▶

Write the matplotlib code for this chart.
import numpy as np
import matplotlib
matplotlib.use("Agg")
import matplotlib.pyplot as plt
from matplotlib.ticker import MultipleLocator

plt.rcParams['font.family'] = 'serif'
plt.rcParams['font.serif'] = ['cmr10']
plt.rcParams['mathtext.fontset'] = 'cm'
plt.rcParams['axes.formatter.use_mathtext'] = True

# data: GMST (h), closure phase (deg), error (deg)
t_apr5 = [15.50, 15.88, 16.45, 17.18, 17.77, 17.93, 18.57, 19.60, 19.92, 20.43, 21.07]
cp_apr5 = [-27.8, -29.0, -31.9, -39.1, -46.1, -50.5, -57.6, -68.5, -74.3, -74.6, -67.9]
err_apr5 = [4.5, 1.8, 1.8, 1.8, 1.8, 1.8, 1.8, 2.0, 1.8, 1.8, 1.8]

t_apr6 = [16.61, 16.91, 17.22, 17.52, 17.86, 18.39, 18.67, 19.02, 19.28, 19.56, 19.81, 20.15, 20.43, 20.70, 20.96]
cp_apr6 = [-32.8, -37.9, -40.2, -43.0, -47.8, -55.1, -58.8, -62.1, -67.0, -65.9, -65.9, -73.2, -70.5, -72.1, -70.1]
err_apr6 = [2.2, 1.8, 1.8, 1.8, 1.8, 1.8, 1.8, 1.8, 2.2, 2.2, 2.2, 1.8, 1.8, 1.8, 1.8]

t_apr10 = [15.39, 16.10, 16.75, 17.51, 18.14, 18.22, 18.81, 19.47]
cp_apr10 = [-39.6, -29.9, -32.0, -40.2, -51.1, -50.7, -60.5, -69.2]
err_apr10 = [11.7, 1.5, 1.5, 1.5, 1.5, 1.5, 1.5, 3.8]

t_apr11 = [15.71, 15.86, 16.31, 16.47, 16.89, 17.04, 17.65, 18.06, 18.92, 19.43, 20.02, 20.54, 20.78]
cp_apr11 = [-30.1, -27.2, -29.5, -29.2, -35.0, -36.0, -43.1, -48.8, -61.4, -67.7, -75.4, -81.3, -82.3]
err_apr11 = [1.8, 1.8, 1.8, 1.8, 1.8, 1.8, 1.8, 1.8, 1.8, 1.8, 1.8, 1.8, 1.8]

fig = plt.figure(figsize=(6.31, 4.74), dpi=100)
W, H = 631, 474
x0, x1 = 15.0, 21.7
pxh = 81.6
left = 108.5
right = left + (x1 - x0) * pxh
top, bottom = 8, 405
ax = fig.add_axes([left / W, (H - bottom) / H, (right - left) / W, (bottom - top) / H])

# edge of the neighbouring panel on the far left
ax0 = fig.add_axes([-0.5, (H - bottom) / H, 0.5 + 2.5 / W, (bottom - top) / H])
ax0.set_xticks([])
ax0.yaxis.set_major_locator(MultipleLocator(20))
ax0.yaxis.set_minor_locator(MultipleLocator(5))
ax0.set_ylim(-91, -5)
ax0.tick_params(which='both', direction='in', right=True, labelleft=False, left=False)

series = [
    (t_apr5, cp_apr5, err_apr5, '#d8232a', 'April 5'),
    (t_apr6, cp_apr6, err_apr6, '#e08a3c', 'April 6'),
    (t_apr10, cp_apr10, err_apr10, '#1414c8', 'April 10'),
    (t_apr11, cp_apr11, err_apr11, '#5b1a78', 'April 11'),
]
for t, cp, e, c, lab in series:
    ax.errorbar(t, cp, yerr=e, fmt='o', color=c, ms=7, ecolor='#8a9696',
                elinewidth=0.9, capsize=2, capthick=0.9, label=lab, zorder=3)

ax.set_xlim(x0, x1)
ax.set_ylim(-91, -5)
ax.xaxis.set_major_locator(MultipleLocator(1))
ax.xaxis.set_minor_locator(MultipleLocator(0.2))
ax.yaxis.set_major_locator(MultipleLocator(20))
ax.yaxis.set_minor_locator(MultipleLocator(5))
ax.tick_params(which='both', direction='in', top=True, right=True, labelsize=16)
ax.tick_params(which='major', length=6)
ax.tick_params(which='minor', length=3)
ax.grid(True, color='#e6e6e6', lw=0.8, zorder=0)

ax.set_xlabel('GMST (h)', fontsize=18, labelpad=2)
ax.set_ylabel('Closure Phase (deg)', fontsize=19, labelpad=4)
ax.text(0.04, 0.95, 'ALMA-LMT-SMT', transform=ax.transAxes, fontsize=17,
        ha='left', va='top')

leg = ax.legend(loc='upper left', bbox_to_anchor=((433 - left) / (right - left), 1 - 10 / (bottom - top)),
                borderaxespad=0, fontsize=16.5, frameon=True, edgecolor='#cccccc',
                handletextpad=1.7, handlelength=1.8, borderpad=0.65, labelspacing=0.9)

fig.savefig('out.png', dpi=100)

◀

Brief -
Return exactly the opening lines of the listing above, ending with the line that has "plt.rcParams['axes.formatter.use_mathtext'] = True".

Reply to the exercise -
Write the matplotlib code for this chart.
import numpy as np
import matplotlib
matplotlib.use("Agg")
import matplotlib.pyplot as plt
from matplotlib.ticker import MultipleLocator

plt.rcParams['font.family'] = 'serif'
plt.rcParams['font.serif'] = ['cmr10']
plt.rcParams['mathtext.fontset'] = 'cm'
plt.rcParams['axes.formatter.use_mathtext'] = True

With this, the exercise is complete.